South African markets on fire
South Africa’s financial markets are on fire. The stock benchmark rallied the most this year, the rand strengthened, and government bonds surged.
This suggests that investors are turning positive on the nation’s equities after the longest daily streak of outflows in three years.
Tuesday’s gains followed Cyril Ramaphosa’s re-election as president after the ANC agreed on a government alliance with the DA and smaller parties.
Shares also played catch-up with the global rally after a public holiday in South Africa on Monday.
Foreign investors were net sellers of South African shares for 25 straight days through Friday, according to JSE data.
The outflows deepened in the days following the May 29 election, in which the ANC lost its parliamentary majority for the first time since 1994.
It raised concerns it may partner with one or more populist rivals to stay in power. That pushed the benchmark down almost 4% from a May 20 year-to-date high.

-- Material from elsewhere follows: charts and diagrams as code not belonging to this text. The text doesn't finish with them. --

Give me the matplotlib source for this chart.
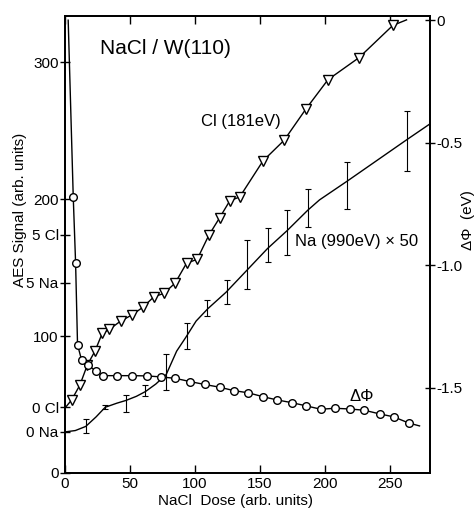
import matplotlib
matplotlib.use("Agg")
import matplotlib.pyplot as plt

plt.rcParams['font.family'] = ['Liberation Sans', 'DejaVu Sans']

# Cl (181 eV) AES signal, open triangles (left axis)
dose_cl = [5.1, 11.5, 17.2, 23.1, 28.7, 34.1, 42.8, 51.3, 59.8, 68.5, 76.2, 84.8,
           93.6, 101.8, 110.8, 119.2, 126.9, 134.6, 152.5, 168.7, 185.6, 202.5,
           226.4, 252.5]
cl = [53.3, 64.2, 78.8, 89.0, 102.0, 104.9, 110.9, 115.3, 120.9, 128.7, 131.2,
      138.7, 153.2, 156.1, 173.7, 186.6, 198.8, 201.7, 228.0, 243.0, 266.0,
      287.3, 303.4, 327.0]
cl_line_x = [0.5] + dose_cl + [263.0]
cl_line_y = [48.0] + cl + [331.0]

# Na (990 eV) x 50 AES signal with error bars (left axis)
dose_na = [16.2, 30.8, 46.7, 62.0, 77.7, 93.6, 109.5, 124.4, 140.2, 156.4,
           171.0, 187.2, 217.2, 263.6]
na = [34.1, 48.0, 50.9, 60.2, 73.7, 100.1, 120.4, 132.1, 152.3, 166.4, 175.5,
      193.8, 209.9, 242.6]
na_err = [5.1, 1.5, 6.0, 4.0, 13.0, 9.6, 5.8, 8.8, 18.2, 12.2, 16.4, 14.0,
          17.4, 22.0]
na_curve_x = [0, 8, 16, 24, 31, 40, 47, 55, 62, 70, 78, 86, 93, 101, 110, 124,
              140, 156, 171, 187, 196, 217, 264, 281]
na_curve_y = [30, 31, 34, 41, 48, 51, 53, 56, 59.5, 65, 72, 89, 99, 111, 120,
              132, 148, 164, 177, 192, 199.5, 213, 244, 255]

# work function change, open circles (right axis, eV)
dose_phi = [6.4, 8.2, 9.7, 12.8, 17.4, 23.6, 29.0, 40.3, 51.8, 62.8, 73.8, 85.0,
            96.2, 107.6, 119.0, 130.0, 141.2, 152.6, 163.3, 174.5, 185.6, 197.0,
            208.0, 219.2, 230.5, 242.3, 253.1, 264.6]
phi = [-0.722, -0.989, -1.324, -1.386, -1.406, -1.430, -1.450, -1.450, -1.450,
       -1.451, -1.455, -1.461, -1.474, -1.486, -1.497, -1.511, -1.520, -1.536,
       -1.549, -1.560, -1.573, -1.587, -1.583, -1.586, -1.591, -1.606, -1.618,
       -1.643]
phi_line_x = [2.5] + dose_phi + [273.0]
phi_line_y = [0.0] + phi + [-1.655]

left_ticks = [0, 30, 48, 100, 139, 174, 200, 300]
left_labels = ['0', '0 Na', '0 Cl', '100', '5 Na', '5 Cl', '200', '300']
x_ticks = [0, 50, 100, 150, 200, 250]
right_ticks = [0.0, -0.5, -1.0, -1.5]
right_labels = ['0', '-0.5', '-1.0', '-1.5']

fig = plt.figure(figsize=(4.74, 5.12), dpi=100)
ax = fig.add_axes([0.137, 0.0762, 0.770, 0.893])
ax2 = ax.twinx()

ax.plot(cl_line_x, cl_line_y, color='black', lw=1.0)
ax.plot(dose_cl, cl, 'v', ms=6.5, mfc='white', mec='black', mew=1.0)

ax.plot(na_curve_x, na_curve_y, color='black', lw=1.0)
ax.errorbar(dose_na, na, yerr=na_err, fmt='none', ecolor='black',
            elinewidth=0.8, capsize=2.5, capthick=0.8)

ax2.plot(phi_line_x, phi_line_y, color='black', lw=1.0)
ax2.plot(dose_phi, phi, 'o', ms=5.5, mfc='white', mec='black', mew=1.0)

ax.set_xlim(0, 281)
ax.set_ylim(0, 334)
ax2.set_ylim(-1.847, 0.018)

ax.set_xticks(x_ticks)
ax.set_yticks(left_ticks)
ax.set_yticklabels(left_labels)
ax2.set_yticks(right_ticks)
ax2.set_yticklabels(right_labels)

ax.tick_params(axis='x', direction='in', length=6, width=1.0, labelsize=11,
               top=True, pad=3)
ax.tick_params(axis='y', direction='inout', length=7, width=1.0, labelsize=11,
               pad=1)
ax2.tick_params(axis='y', direction='inout', length=7, width=1.0, labelsize=11,
                pad=1)
for a in (ax, ax2):
    for s in a.spines.values():
        s.set_linewidth(1.3)

ax.set_xlabel('NaCl  Dose (arb. units)', fontsize=11)
ax.xaxis.set_label_coords(0.466, -0.045)
ax.set_ylabel('AES Signal (arb. units)', fontsize=11)
ax.yaxis.set_label_coords(-0.104, 0.575)
ax2.set_ylabel('\u0394\u03a6  (eV)', fontsize=11, rotation=90)
ax2.yaxis.set_label_coords(1.085, 0.554)

ax.text(27, 310, 'NaCl / W(110)', fontsize=15, ha='left', va='center')
ax.text(105, 257, 'Cl (181eV)', fontsize=12, ha='left', va='center')
ax.text(177, 169, 'Na (990eV) \u00d7 50', fontsize=12, ha='left', va='center')
ax2.text(219, -1.533, '\u0394\u03a6', fontsize=12, ha='left', va='center')

fig.savefig('out.png', dpi=100)
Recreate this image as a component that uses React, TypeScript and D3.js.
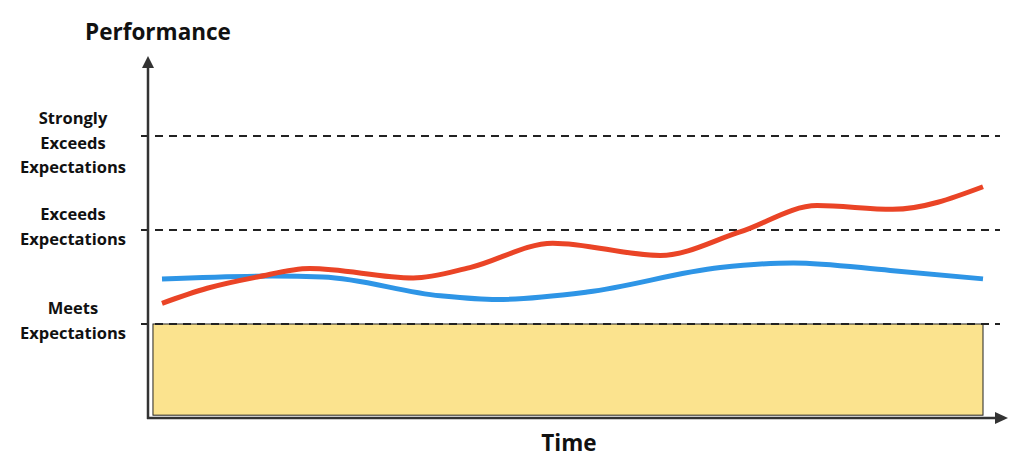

Non-residents sold a net R42.6 billion of Johannesburg stocks in the 25-day period, bringing outflows this year to $4.7 billion.
However, on Tuesday, the FTSE/JSE Africa All Share index was the best performer among 92 global equity benchmarks tracked by Bloomberg.
The index rallied by as much as 3.5% as banks, insurers, and retailers surged. Old Mutual, Clicks Group, FirstRand, and Truworths were among the leading gainers.
The country’s so-called government of national unity has buoyed sentiment with a pledge to speed up reform measures.
The reforms include reining in state debt and tackling the power shortages and logistics snarl-ups that have hobbled Africa’s biggest economy.
The exclusion of parties supporting land expropriation and the nationalisation of mines and banks helped shape investor sentiment.
“This is the best-case scenario for South African politics — the DA’s active participation in a GNU — and South African stocks should rally further,” JPMorgan Securities David Aserkoff and Inga Galeni wrote in a note Tuesday.
They raised the country to overweight from underweight in their asset allocation for Central and Eastern Europe, Middle East and Africa.
Given the long run of foreign outflows from South Africa and the “big all-time low in the country’s institutional funds’ holding of domestic equities, we could see big flows into equities near term,” they wrote, adding that the upgrade is a short-term call.
S&P Global Ratings said the new government’s agenda “aims to prioritise structural reforms to address basic infrastructure and service delivery shortfalls and weak investments while gradually narrowing fiscal deficits.
“The election outcome is broadly favourable for the economic and fiscal outlook, compared with the alternatives,” it said in a statement.
The rand gained 1% to 18.0805 per dollar as of 2:44 p.m. in Johannesburg, wiping out its post-election losses.
Yields on benchmark 2035 government bonds plunged 26 basis points to 11.46%, the lowest on a closing basis since 2 February.
Demand rises at South Africa bond auction
Investor demand at South Africa’s weekly government bond sale rose, signalling improved sentiment.
Ramaphosa is due to be sworn in Wednesday, with investors’ focus turning to who he will appoint to his cabinet.
Primary dealers placed orders for R19.16 billion of debt, more than five times the 3.75 billion rand of securities on sale Tuesday.
According to central bank data compiled by Bloomberg, this compares with a ratio of 3.9 at the previous auction.
“Politically, we see the positive progress on forming a coalition agreement as a favourable market outcome, making local bonds more attractive,” said Hannah de Nobrega, an analyst at Prescient Investment Management.
She said the reduction of political risk in South Africa, coupled with prospects of interest-rate cuts in the US as inflation moderates there, should support demand for the debt.
Yields on South Africa’s rand notes maturing in 2035 fell 31 basis points by 3:40 p.m. in Johannesburg to 11.41%. That’s the most in a day since March 2022, taking total declines in June to 84 basis points.
South Africa’s local-currency bonds have been the best performing in emerging markets this month, handing investors a return of 6.4% in dollar terms.
That compares with the 0.02% average loss for peers in a Bloomberg EM Local Government Bond Index.